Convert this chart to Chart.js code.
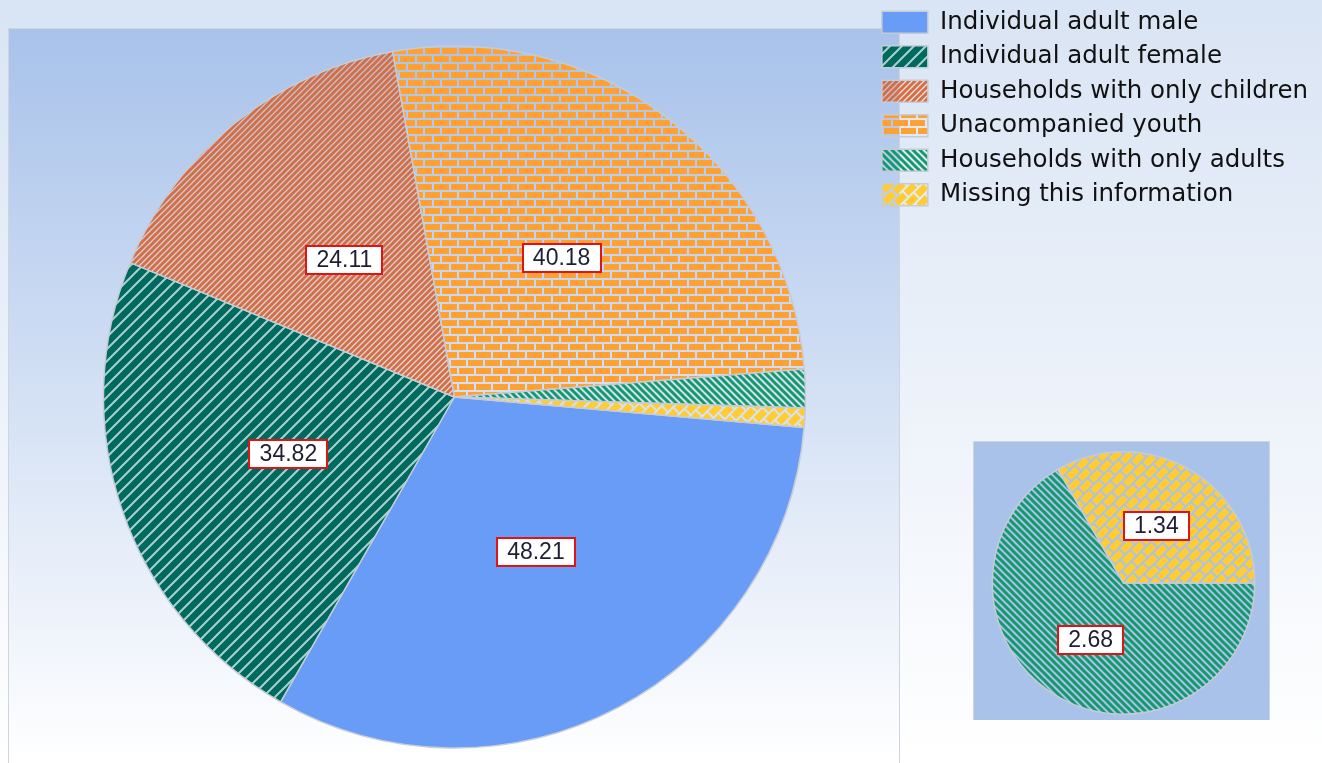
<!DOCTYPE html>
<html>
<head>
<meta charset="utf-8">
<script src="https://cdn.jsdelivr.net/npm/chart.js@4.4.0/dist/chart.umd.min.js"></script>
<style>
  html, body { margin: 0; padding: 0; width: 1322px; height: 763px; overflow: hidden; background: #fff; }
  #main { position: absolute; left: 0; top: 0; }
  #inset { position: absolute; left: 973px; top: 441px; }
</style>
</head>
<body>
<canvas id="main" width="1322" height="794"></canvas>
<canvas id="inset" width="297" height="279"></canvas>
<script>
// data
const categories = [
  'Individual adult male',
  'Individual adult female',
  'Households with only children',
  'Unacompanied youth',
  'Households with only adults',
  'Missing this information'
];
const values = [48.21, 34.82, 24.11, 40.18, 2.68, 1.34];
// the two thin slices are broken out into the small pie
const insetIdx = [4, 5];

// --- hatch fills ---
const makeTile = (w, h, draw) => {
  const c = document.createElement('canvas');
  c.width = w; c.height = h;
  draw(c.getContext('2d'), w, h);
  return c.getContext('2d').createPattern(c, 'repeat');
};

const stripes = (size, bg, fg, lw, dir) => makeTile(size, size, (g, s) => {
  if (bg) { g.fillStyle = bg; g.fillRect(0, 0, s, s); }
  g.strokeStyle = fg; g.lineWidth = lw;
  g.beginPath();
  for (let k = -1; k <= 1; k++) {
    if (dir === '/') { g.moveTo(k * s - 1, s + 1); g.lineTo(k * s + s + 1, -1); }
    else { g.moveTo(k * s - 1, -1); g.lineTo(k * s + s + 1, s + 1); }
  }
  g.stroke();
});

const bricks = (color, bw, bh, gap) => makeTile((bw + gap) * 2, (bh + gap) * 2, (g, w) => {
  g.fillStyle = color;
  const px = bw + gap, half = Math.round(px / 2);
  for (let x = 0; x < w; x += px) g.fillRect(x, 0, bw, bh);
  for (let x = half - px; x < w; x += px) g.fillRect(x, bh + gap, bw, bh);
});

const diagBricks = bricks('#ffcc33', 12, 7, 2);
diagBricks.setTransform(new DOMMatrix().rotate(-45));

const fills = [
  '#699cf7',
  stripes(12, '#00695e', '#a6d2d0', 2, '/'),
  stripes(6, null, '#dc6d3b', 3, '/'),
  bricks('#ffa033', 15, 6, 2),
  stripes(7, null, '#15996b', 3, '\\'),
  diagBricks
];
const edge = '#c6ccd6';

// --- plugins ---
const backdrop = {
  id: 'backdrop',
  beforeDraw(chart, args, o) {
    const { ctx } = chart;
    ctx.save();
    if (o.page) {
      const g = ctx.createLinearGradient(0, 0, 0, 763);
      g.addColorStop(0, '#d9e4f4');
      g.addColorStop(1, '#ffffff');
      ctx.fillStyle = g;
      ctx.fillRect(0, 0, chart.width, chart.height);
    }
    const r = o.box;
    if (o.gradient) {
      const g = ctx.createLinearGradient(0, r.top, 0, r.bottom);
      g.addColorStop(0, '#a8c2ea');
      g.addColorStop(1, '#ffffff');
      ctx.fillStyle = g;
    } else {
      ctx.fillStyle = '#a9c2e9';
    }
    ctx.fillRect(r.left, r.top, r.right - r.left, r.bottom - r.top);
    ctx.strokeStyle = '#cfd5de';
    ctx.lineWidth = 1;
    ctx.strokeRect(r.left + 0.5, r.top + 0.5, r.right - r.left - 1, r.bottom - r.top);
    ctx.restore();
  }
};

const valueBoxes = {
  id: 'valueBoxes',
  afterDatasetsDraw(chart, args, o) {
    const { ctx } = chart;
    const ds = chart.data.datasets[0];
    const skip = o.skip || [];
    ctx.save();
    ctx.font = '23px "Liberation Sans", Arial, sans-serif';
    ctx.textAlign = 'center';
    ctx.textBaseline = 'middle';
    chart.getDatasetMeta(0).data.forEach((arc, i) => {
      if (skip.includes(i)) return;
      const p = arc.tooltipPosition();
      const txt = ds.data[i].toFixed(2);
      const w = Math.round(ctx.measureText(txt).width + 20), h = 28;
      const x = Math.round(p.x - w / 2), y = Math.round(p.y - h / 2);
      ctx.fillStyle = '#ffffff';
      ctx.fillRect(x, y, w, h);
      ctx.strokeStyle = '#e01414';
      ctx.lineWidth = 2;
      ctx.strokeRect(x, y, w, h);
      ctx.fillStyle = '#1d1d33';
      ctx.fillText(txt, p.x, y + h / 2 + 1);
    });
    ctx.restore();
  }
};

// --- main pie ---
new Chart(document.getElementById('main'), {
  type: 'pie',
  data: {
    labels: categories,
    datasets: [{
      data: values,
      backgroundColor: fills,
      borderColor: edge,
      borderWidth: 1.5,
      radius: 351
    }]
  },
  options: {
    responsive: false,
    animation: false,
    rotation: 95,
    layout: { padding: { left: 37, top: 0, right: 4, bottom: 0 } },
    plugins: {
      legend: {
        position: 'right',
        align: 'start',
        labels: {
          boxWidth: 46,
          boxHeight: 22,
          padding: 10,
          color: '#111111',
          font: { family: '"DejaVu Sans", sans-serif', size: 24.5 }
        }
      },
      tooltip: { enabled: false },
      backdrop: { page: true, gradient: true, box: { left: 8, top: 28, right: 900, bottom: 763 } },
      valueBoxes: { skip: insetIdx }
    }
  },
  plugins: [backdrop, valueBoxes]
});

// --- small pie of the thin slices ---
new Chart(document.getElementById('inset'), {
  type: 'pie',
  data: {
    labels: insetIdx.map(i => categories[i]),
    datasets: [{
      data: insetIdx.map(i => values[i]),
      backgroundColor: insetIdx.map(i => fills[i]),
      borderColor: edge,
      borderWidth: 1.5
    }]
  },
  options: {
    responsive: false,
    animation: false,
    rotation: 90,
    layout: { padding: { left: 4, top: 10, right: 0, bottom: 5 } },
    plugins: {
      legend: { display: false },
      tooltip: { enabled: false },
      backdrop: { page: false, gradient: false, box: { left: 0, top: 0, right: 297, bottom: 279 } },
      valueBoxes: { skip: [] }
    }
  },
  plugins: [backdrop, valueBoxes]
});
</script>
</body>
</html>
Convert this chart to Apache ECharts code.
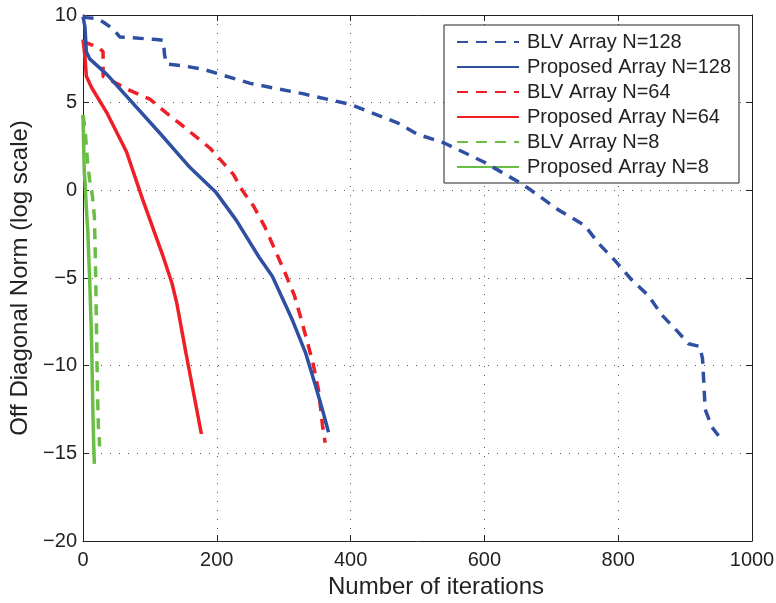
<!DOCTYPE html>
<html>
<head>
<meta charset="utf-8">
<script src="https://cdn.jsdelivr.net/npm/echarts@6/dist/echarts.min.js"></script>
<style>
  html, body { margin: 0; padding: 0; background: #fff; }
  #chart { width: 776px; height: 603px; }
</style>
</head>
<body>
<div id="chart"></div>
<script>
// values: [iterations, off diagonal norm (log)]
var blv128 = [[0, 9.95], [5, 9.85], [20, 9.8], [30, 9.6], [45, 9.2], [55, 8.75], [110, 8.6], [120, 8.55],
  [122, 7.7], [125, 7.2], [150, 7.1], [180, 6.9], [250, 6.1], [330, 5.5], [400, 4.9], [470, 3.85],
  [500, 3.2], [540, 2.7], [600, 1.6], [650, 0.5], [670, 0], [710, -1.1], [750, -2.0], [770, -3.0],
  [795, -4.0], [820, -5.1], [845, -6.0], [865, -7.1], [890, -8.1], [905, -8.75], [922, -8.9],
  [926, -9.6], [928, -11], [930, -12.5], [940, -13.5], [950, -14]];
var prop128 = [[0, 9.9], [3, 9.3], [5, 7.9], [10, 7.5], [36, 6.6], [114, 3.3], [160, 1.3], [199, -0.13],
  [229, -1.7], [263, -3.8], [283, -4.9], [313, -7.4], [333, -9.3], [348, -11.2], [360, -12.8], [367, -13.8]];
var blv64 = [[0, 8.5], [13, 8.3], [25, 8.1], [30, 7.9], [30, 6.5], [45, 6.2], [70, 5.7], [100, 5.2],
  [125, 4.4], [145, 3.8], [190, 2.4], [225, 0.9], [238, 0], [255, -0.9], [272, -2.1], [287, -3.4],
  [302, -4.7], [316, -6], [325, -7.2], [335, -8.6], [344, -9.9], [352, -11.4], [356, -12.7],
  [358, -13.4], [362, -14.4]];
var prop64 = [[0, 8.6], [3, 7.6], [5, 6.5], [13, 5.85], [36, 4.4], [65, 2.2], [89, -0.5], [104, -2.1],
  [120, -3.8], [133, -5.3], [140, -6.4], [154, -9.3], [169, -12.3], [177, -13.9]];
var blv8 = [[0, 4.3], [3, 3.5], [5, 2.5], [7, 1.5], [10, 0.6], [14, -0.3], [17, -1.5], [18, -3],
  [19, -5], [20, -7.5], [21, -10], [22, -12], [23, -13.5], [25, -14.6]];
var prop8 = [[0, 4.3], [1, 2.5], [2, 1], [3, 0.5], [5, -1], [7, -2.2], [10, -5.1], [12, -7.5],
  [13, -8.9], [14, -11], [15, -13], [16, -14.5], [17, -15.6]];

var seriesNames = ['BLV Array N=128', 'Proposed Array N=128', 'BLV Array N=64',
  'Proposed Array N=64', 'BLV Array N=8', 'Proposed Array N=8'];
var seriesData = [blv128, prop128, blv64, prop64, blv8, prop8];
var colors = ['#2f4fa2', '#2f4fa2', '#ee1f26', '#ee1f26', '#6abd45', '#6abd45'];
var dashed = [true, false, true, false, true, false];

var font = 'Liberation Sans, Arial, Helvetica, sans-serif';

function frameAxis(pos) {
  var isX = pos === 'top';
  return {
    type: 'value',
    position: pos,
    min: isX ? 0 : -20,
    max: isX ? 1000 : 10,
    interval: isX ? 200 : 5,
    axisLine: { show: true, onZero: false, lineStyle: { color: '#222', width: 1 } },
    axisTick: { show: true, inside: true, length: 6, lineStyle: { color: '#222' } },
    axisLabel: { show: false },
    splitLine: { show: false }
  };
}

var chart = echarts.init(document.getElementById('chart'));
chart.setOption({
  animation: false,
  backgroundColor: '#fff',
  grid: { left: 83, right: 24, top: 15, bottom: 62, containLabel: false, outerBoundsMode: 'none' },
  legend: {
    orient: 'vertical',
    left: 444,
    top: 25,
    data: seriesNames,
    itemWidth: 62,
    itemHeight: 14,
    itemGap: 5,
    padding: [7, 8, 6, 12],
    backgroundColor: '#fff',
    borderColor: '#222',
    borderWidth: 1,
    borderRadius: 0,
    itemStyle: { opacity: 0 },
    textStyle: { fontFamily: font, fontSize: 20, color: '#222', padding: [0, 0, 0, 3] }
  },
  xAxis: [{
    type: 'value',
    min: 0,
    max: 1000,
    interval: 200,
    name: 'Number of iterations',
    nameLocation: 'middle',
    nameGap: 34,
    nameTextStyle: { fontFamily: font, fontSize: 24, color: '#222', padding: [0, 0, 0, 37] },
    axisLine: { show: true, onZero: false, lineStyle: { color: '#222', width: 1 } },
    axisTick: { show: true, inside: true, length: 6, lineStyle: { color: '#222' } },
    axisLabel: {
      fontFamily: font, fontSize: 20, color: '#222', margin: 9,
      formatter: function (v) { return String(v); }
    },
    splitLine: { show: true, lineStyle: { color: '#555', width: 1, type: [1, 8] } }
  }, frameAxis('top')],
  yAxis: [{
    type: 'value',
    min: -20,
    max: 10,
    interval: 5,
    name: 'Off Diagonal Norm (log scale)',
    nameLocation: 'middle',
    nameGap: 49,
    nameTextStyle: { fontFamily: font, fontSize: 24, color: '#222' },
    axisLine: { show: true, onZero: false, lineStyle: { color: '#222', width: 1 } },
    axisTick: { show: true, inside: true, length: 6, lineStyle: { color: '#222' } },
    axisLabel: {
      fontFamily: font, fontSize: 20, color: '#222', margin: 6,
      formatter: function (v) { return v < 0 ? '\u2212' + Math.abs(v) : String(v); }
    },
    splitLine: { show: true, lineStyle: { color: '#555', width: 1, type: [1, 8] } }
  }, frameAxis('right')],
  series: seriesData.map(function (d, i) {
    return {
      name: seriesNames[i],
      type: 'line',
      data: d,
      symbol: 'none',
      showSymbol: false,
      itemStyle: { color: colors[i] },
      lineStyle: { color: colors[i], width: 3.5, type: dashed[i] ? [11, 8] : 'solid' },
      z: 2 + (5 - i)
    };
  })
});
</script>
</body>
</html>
^^^^
* Your instructions *
Review the preceding data and report every line that includes the string "Convert".

* Exercise output *
Convert this chart to Chart.js code.
Convert this chart to Apache ECharts code.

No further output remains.